Representatives of the for-profit education industry, along with lobbyists, are frantically pushing Washington to rethink its new law, which could endanger funding for some for-profit schools, according to Bloomberg.
Battling Skyrocketing Student Debt
Student loan debt is stacking up across the U.S. at an astounding rate. In fact, the total amount of American student loan debt is greater than the nation’s total credit card debt.
For-profit colleges have a lot to do with that. The colleges, like Westwood College (mentioned here), often offer industry-specific training over two-year periods. The problem with those schools are that their credits sometimes do not translate well to standard four-year colleges and that degrees from the schools often do not yield salaries large enough to pay down accumulated student debt.
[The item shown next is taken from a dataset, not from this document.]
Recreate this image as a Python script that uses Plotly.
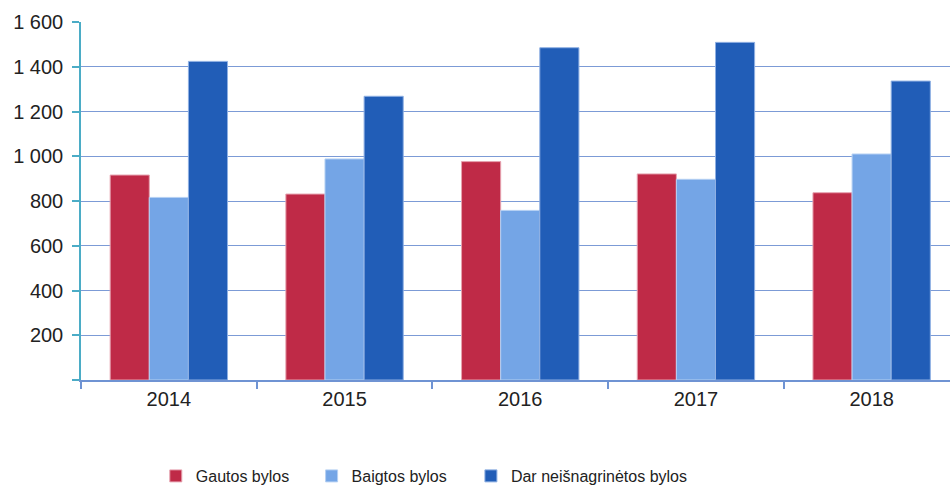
import plotly.graph_objects as go

years = ["2014", "2015", "2016", "2017", "2018"]
gautos = [916, 831, 976, 921, 837]
baigtos = [816, 988, 758, 897, 1010]
dar = [1424, 1268, 1485, 1509, 1336]
series_names = ["Gautos bylos", "Baigtos bylos", "Dar neišnagrinėtos bylos"]
colors = ["#BF2A47", "#74A5E6", "#215DB7"]
edge_colors = ["#E6A3B0", "#B5D0F3", "#8FB0E3"]
y_tickvals = [0, 200, 400, 600, 800, 1000, 1200, 1400, 1600]
y_ticktext = ["", "200", "400", "600", "800", "1 000", "1 200", "1 400", "1 600"]

legend_ids = ["legend", "legend2", "legend3"]
legend_x = [0.164, 0.328, 0.4957]

fig = go.Figure()
for name, vals, c, ec, lid in zip(series_names, [gautos, baigtos, dar], colors, edge_colors, legend_ids):
    fig.add_trace(go.Bar(x=years, y=vals, name=name, legend=lid,
                         marker=dict(color=c, line=dict(color=ec, width=1))))

font_family = "Liberation Sans, Arial, sans-serif"
legend_font = dict(family=font_family, size=16, color="#222222")
layout_legends = {}
for lid, lx in zip(legend_ids, legend_x):
    layout_legends[lid] = dict(orientation="h", x=lx, xanchor="left", y=0.0206, yanchor="middle",
                               xref="container", yref="container", itemwidth=30,
                               font=legend_font, bgcolor="rgba(0,0,0,0)")

fig.update_layout(
    width=950, height=486,
    margin=dict(l=81, r=0, t=22, b=106, autoexpand=False),
    paper_bgcolor="white", plot_bgcolor="white",
    barmode="group", bargap=0.332, bargroupgap=0,
    font=dict(family=font_family, color="#222222", size=20),
    showlegend=True,
    **layout_legends,
)
fig.update_xaxes(
    type="category", range=[-0.5, 4.446], tickson="boundaries", automargin=False,
    ticks="outside", ticklen=7, tickcolor="#6F93D3", tickwidth=1.5,
    showline=True, linecolor="#6F93D3", linewidth=1.5, showgrid=False,
    tickfont=dict(size=20, family=font_family, color="#222222"),
)
fig.update_yaxes(
    range=[0, 1600], tickvals=y_tickvals, ticktext=y_ticktext, automargin=False,
    ticks="outside", ticklen=7, tickcolor="#4BACC6", tickwidth=1.5,
    showline=True, linecolor="#4BACC6", linewidth=1.5,
    showgrid=True, gridcolor="#7C9BD6", gridwidth=1.3, zeroline=False,
    tickfont=dict(size=20, family=font_family, color="#222222"),
    ticklabelstandoff=5,
)
fig.write_html("out.html", config={"displayModeBar": False},
               post_script="document.body.style.margin='0';document.body.style.overflow='hidden';")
The new rule, put into place in late July, is meant to protect students from taking out loans they might not be able to pay back. The government will only offer government aid to the colleges that can prove that a certain number of students are able to repay their debts. That means some schools might be penalized based on whether or not their alumni are able to obtain and maintain jobs after graduation. The earliest that any schools would be barred from federal aid is the 2012-2013 academic year, and no more than 5% of schools will have their aid stripped in the first year.
In response to the ruling, for-profit colleges are pushing back against the government by urging students to write their lawmakers with complaints about the new regulations. The U.S. Department of Education has received 26,000 letters on the student aid rule, according to Bloomberg. Questions exist on whether all the letters are from actual college students and whether the students who write in are equipped with all the information hey need to understand the issue. Some have accused colleges of telling students that their student aid opportunities will evaporate as a result of the new legislation, effectively scaring them into signing a letter of complaint to the government.
For-Profit Education a Big Business
For-profit colleges are part of a burgeoning industry. In 2007-2008, 2.6 million students attended the schools, up by 53% from the previous year. The schools are popular because they offer degrees over a two-year span, theoretically cutting in half the time (and cost) of earning a degree. The degrees granted by the colleges sometimes lead to unemployment or lower wages than expected, which is where the trouble starts for those besieged by student loans.
An incredible 92% of students at for-profits took out loans, compared to just 60% at standard four-year universities, according to The Institute for College Access & Success. When that figure is combined with the relative difficulty of finding a job nowadays, many students end up worse off financially after college than they were beforehand.